昔は喘息の子たちは発作で学校を休み、体育は見学し、運動会や遠足は行けず、という生活でした。今はちゃんと長期管理をして、学校や幼稚園も休まず、好きな運動をして思いっきり遊ぶ、当たり前の生活ができます。皆さん、夏休みもいっぱいあそんでね。
追記:7月30日の外来では、クループと、喘息+RS肺炎の患者さん二人が入院になり、7月の入院数は11人になりました。夏なのにRSウイルスが流行しており、0-1歳で熱が続き咳がだんだんひどくなる時は要注意です。
テレビドラマの医者になりたい?
最近テレビのドラマでは医療ものがはやりで、よくヒットするのだそうです。シリーズ化されてるのも多いですよね。私は、噂を聞いてときどき見ることもあるのですが、やはり見ると自分の知ってる医者の生活からするとリアリティがなくて、ちょっとしらけて、こんなんないよなーと思って、ずっと見続けることはないです。でも一般の方からすれば、医療ってこうあってほしいみたいなのがあって逆に人気なのでしょうね。

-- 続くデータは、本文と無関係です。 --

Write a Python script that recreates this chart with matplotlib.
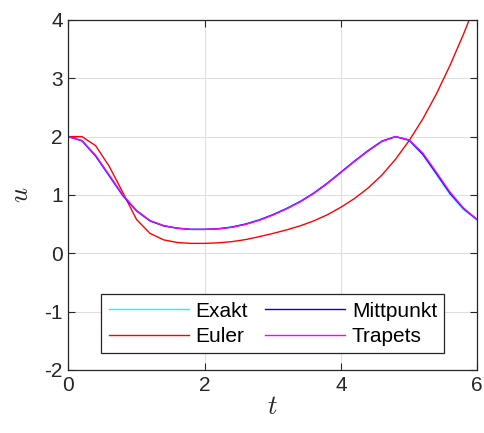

「私、失敗しないんで」というのが決め言葉のフリーランス外科医の美人女医のドラマは確かにおもしろい。かっこいいし、失敗しない、というのは医者に限らず人間の理想なのでこれほど受けるんでしょうね。しかし人間は失敗するものです。だからこそ慎重に、考えられるすべての準備をして医者は診療にあたるのです。外科医は病気のもとを切除してよくするという効果が目に見える治療をします。しかし手術はひとりではできず、必ずチームで行いますので、誰か突出した外科医がどこででも好きに手術する、というのは通常あまりないことです。チーム内の協力が欠かせないのです。優秀な外科医ほど、難しい手術の前には患者さんのデータを分析し、手術の方法をいくつか挙げ、何かアクシデントがあったときの対応をいくつも備えておきます。それは実際の手術時間の何倍もかかるのです。私なら失敗しないと豪語する医者より、黙って手術準備を完璧にする医者に手術してほしいなあ。
それからドラマでおかしいのは、大きな会議室でまるで株主総会みたいなカンファレンスを行ったりみんなで手術を鑑賞していることです。おいおい、みんな仕事あるだろう、病棟も外来も患者さんがいるのに、何してんだよーとつっこみをいれたくなります。
まあ、楽しみとしてのドラマなので目くじらたてることなく楽しんでいただければいいんでしょうが。あ、それと、どのドラマも若い美男美女、売れてる俳優さんを起用するのでそういう医者や看護師が活躍していますが、まあ、現場はベテランがしきりますので。統率する医師は禿げたり白髪だったりのおじちゃんが多いし、看護師長や主任もでーんとしたおばちゃんが多いです。若い奴はまだ下っ端。
現実、安心な治療は若いかっこいい美男美女という見かけではなく、経験の基づいた医師看護師のちゃんとした説明や指導や治療だと患者さんはわかっていただいていると思います。中身の充実が大切!